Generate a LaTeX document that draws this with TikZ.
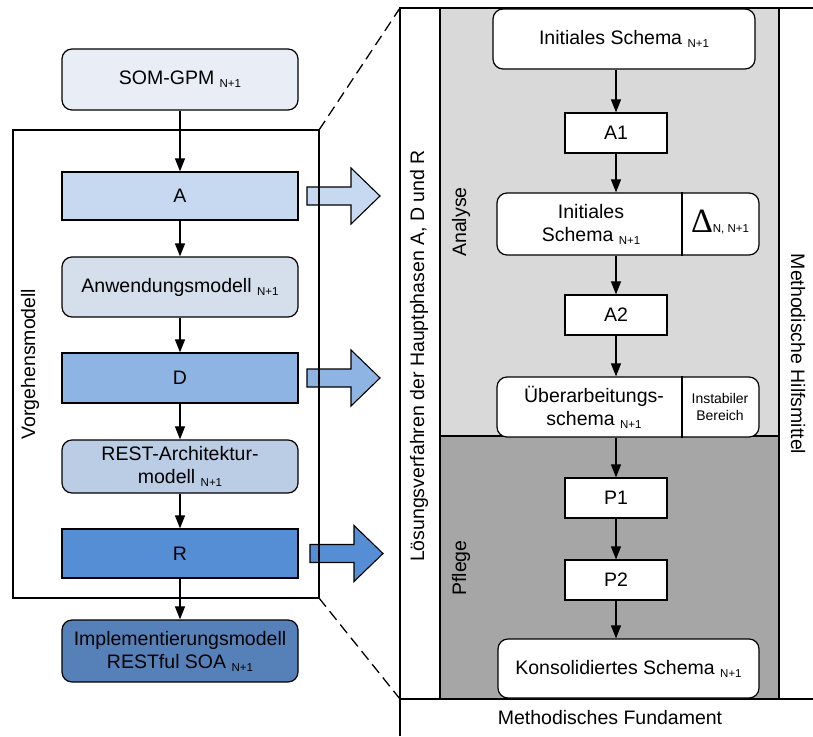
\documentclass[tikz,border=0pt]{standalone}
\usepackage{fontspec}
\setmainfont{Liberation Sans}
\newfontfamily\deltafont{Liberation Serif}
\usetikzlibrary{arrows.meta}
\newcommand\nsub[1]{\raisebox{-3pt}{\fontsize{11.5}{12}\selectfont #1}}
\definecolor{cSOM}{HTML}{E9EEF6}
\definecolor{cA}{HTML}{C6D9F1}
\definecolor{cAnw}{HTML}{D5DFEC}
\definecolor{cD}{HTML}{8EB4E3}
\definecolor{cRest}{HTML}{BACDE4}
\definecolor{cR}{HTML}{558ED5}
\definecolor{cImpl}{HTML}{5580B8}
\definecolor{cLight}{HTML}{D9D9D9}
\definecolor{cDark}{HTML}{A6A6A6}
\begin{document}
\begin{tikzpicture}[x=1pt,y=-1pt,
  font=\fontsize{19.5}{23}\selectfont,
  every node/.style={inner sep=2pt},
  box/.style={draw, line width=1.2pt, align=center},
  rbox/.style={box, rounded corners=10pt},
  lbox/.style={minimum width=236pt},
  arr/.style={line width=1.1pt, -{Triangle[length=13pt,width=10pt]}},
  frame/.style={line width=1.2pt},
  pics/barrow/.style={code={
    \draw[line width=1.1pt, fill=#1] (0,-9) -- (44,-9) -- (44,-28) -- (73,0)
      -- (44,28) -- (44,9) -- (0,9) -- cycle;}}
]
\useasboundingbox (0,0) rectangle (813,736);

% ---------- right panel backgrounds ----------
\fill[cLight] (440,8) rectangle (779,436);
\fill[cDark] (440,436) rectangle (779,699);
\draw[frame] (400,736) -- (400,8) -- (813,8);
\draw[frame] (400,699) -- (813,699);
\draw[frame] (440,8) -- (440,699);
\draw[frame] (779,8) -- (779,699);
\draw[frame] (440,436) -- (779,436);

% ---------- left column ----------
\node[rbox, lbox, fill=cSOM, minimum height=61pt] (som) at (180,79.5) {SOM-GPM \nsub{N+1}};
\node[box, lbox, fill=cA, minimum height=48pt] (A) at (180,196) {A};
\node[rbox, lbox, fill=cAnw, minimum height=60pt] (anw) at (180,287) {Anwendungsmodell \nsub{N+1}};
\node[box, lbox, fill=cD, minimum height=50pt] (D) at (180,378) {D};
\node[rbox, lbox, fill=cRest, minimum height=53pt] (rest) at (180,466.5) {REST-Architektur-\\modell \nsub{N+1}};
\node[box, lbox, fill=cR, minimum height=49pt] (R) at (180,553.5) {R};
\node[rbox, lbox, fill=cImpl, minimum height=62pt] (impl) at (180,651) {Implementierungsmodell\\RESTful SOA \nsub{N+1}};

% block arrows
\pic at (307,196) {barrow=cA};
\pic at (307,378) {barrow=cD};
\pic at (310,553.5) {barrow=cR};

% Vorgehensmodell frame
\coordinate (ftl) at (319,130);
\coordinate (fbl) at (319,598);
\draw[frame] (13,130) rectangle (319,598);
\node[rotate=90] (vm) at (30,364) {Vorgehensmodell};

\draw[arr] (som) -- (A);
\draw[arr] (A) -- (anw);
\draw[arr] (anw) -- (D);
\draw[arr] (D) -- (rest);
\draw[arr] (rest) -- (R);
\draw[arr] (R) -- (impl);

% dashed zoom lines
\coordinate (zt) at (400,8);
\coordinate (zb) at (400,699);
\draw[line width=1.3pt, dash pattern=on 11pt off 6pt] (ftl) -- (zt);
\draw[line width=1.3pt, dash pattern=on 11pt off 6pt] (fbl) -- (zb);

% ---------- right column ----------
\node[rotate=90] (lv) at (419,356) {Lösungsverfahren der Hauptphasen A, D und R};
\node[rotate=90] (ana) at (461,222) {Analyse};
\node[rotate=90] (pfl) at (461,568) {Pflege};
\node[rotate=-90] (mh) at (798,354) {Methodische Hilfsmittel};
\node (mf) at (610,718) {Methodisches Fundament};

\node[rbox, fill=white, minimum width=262pt, minimum height=60pt] (init) at (624,39) {Initiales Schema \nsub{N+1}};
\node[box, fill=white, minimum width=102pt, minimum height=40pt] (A1) at (616,133) {A1};
\node[rbox, fill=white, minimum width=262pt, minimum height=62pt] (init2) at (628,224) {};
\node[align=center] (init2t) at (591,224) {Initiales\\Schema \nsub{N+1}};
\node (delta) at (720,222) {{\deltafont\fontsize{34}{34}\selectfont Δ}{\fontsize{11.5}{12}\selectfont N, N+1}};
\draw[line width=1.2pt] (682,0 |- init2.north) -- (682,0 |- init2.south);
\node[box, fill=white, minimum width=102pt, minimum height=40pt] (A2) at (616,315) {A2};
\node[rbox, fill=white, minimum width=262pt, minimum height=60pt] (ueb) at (628,407) {};
\node[align=center] (uebt) at (594,407) {Überarbeitungs-\\schema \nsub{N+1}};
\node[align=center, font=\fontsize{14}{17}\selectfont] (instab) at (720,407) {Instabiler\\Bereich};
\draw[line width=1.2pt] (682,0 |- ueb.north) -- (682,0 |- ueb.south);
\node[box, fill=white, minimum width=102pt, minimum height=40pt] (P1) at (616,498) {P1};
\node[box, fill=white, minimum width=102pt, minimum height=40pt] (P2) at (616,580) {P2};
\node[rbox, fill=white, minimum width=261pt, minimum height=59pt] (kons) at (628.5,668.5) {Konsolidiertes Schema \nsub{N+1}};

\draw[arr] (init.south -| A1.north) -- (A1.north);
\draw[arr] (A1.south) -- (A1.south |- init2.north);
\draw[arr] (A1.south |- init2.south) -- (A2.north);
\draw[arr] (A2.south) -- (A2.south |- ueb.north);
\draw[arr] (A2.south |- ueb.south) -- (P1.north);
\draw[arr] (P1) -- (P2);
\draw[arr] (P2.south) -- (P2.south |- kons.north);
\end{tikzpicture}
\end{document}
+++
* _Work to be completed_:
Repeat the material above in full and exactly, apart from the pictures.

* _The completed task_:
Generate a LaTeX document that draws this with TikZ.
\documentclass[tikz,border=0pt]{standalone}
\usepackage{fontspec}
\setmainfont{Liberation Sans}
\newfontfamily\deltafont{Liberation Serif}
\usetikzlibrary{arrows.meta}
\newcommand\nsub[1]{\raisebox{-3pt}{\fontsize{11.5}{12}\selectfont #1}}
\definecolor{cSOM}{HTML}{E9EEF6}
\definecolor{cA}{HTML}{C6D9F1}
\definecolor{cAnw}{HTML}{D5DFEC}
\definecolor{cD}{HTML}{8EB4E3}
\definecolor{cRest}{HTML}{BACDE4}
\definecolor{cR}{HTML}{558ED5}
\definecolor{cImpl}{HTML}{5580B8}
\definecolor{cLight}{HTML}{D9D9D9}
\definecolor{cDark}{HTML}{A6A6A6}
\begin{document}
\begin{tikzpicture}[x=1pt,y=-1pt,
  font=\fontsize{19.5}{23}\selectfont,
  every node/.style={inner sep=2pt},
  box/.style={draw, line width=1.2pt, align=center},
  rbox/.style={box, rounded corners=10pt},
  lbox/.style={minimum width=236pt},
  arr/.style={line width=1.1pt, -{Triangle[length=13pt,width=10pt]}},
  frame/.style={line width=1.2pt},
  pics/barrow/.style={code={
    \draw[line width=1.1pt, fill=#1] (0,-9) -- (44,-9) -- (44,-28) -- (73,0)
      -- (44,28) -- (44,9) -- (0,9) -- cycle;}}
]
\useasboundingbox (0,0) rectangle (813,736);

% ---------- right panel backgrounds ----------
\fill[cLight] (440,8) rectangle (779,436);
\fill[cDark] (440,436) rectangle (779,699);
\draw[frame] (400,736) -- (400,8) -- (813,8);
\draw[frame] (400,699) -- (813,699);
\draw[frame] (440,8) -- (440,699);
\draw[frame] (779,8) -- (779,699);
\draw[frame] (440,436) -- (779,436);

% ---------- left column ----------
\node[rbox, lbox, fill=cSOM, minimum height=61pt] (som) at (180,79.5) {SOM-GPM \nsub{N+1}};
\node[box, lbox, fill=cA, minimum height=48pt] (A) at (180,196) {A};
\node[rbox, lbox, fill=cAnw, minimum height=60pt] (anw) at (180,287) {Anwendungsmodell \nsub{N+1}};
\node[box, lbox, fill=cD, minimum height=50pt] (D) at (180,378) {D};
\node[rbox, lbox, fill=cRest, minimum height=53pt] (rest) at (180,466.5) {REST-Architektur-\\modell \nsub{N+1}};
\node[box, lbox, fill=cR, minimum height=49pt] (R) at (180,553.5) {R};
\node[rbox, lbox, fill=cImpl, minimum height=62pt] (impl) at (180,651) {Implementierungsmodell\\RESTful SOA \nsub{N+1}};

% block arrows
\pic at (307,196) {barrow=cA};
\pic at (307,378) {barrow=cD};
\pic at (310,553.5) {barrow=cR};

% Vorgehensmodell frame
\coordinate (ftl) at (319,130);
\coordinate (fbl) at (319,598);
\draw[frame] (13,130) rectangle (319,598);
\node[rotate=90] (vm) at (30,364) {Vorgehensmodell};

\draw[arr] (som) -- (A);
\draw[arr] (A) -- (anw);
\draw[arr] (anw) -- (D);
\draw[arr] (D) -- (rest);
\draw[arr] (rest) -- (R);
\draw[arr] (R) -- (impl);

% dashed zoom lines
\coordinate (zt) at (400,8);
\coordinate (zb) at (400,699);
\draw[line width=1.3pt, dash pattern=on 11pt off 6pt] (ftl) -- (zt);
\draw[line width=1.3pt, dash pattern=on 11pt off 6pt] (fbl) -- (zb);

% ---------- right column ----------
\node[rotate=90] (lv) at (419,356) {Lösungsverfahren der Hauptphasen A, D und R};
\node[rotate=90] (ana) at (461,222) {Analyse};
\node[rotate=90] (pfl) at (461,568) {Pflege};
\node[rotate=-90] (mh) at (798,354) {Methodische Hilfsmittel};
\node (mf) at (610,718) {Methodisches Fundament};

\node[rbox, fill=white, minimum width=262pt, minimum height=60pt] (init) at (624,39) {Initiales Schema \nsub{N+1}};
\node[box, fill=white, minimum width=102pt, minimum height=40pt] (A1) at (616,133) {A1};
\node[rbox, fill=white, minimum width=262pt, minimum height=62pt] (init2) at (628,224) {};
\node[align=center] (init2t) at (591,224) {Initiales\\Schema \nsub{N+1}};
\node (delta) at (720,222) {{\deltafont\fontsize{34}{34}\selectfont Δ}{\fontsize{11.5}{12}\selectfont N, N+1}};
\draw[line width=1.2pt] (682,0 |- init2.north) -- (682,0 |- init2.south);
\node[box, fill=white, minimum width=102pt, minimum height=40pt] (A2) at (616,315) {A2};
\node[rbox, fill=white, minimum width=262pt, minimum height=60pt] (ueb) at (628,407) {};
\node[align=center] (uebt) at (594,407) {Überarbeitungs-\\schema \nsub{N+1}};
\node[align=center, font=\fontsize{14}{17}\selectfont] (instab) at (720,407) {Instabiler\\Bereich};
\draw[line width=1.2pt] (682,0 |- ueb.north) -- (682,0 |- ueb.south);
\node[box, fill=white, minimum width=102pt, minimum height=40pt] (P1) at (616,498) {P1};
\node[box, fill=white, minimum width=102pt, minimum height=40pt] (P2) at (616,580) {P2};
\node[rbox, fill=white, minimum width=261pt, minimum height=59pt] (kons) at (628.5,668.5) {Konsolidiertes Schema \nsub{N+1}};

\draw[arr] (init.south -| A1.north) -- (A1.north);
\draw[arr] (A1.south) -- (A1.south |- init2.north);
\draw[arr] (A1.south |- init2.south) -- (A2.north);
\draw[arr] (A2.south) -- (A2.south |- ueb.north);
\draw[arr] (A2.south |- ueb.south) -- (P1.north);
\draw[arr] (P1) -- (P2);
\draw[arr] (P2.south) -- (P2.south |- kons.north);
\end{tikzpicture}
\end{document}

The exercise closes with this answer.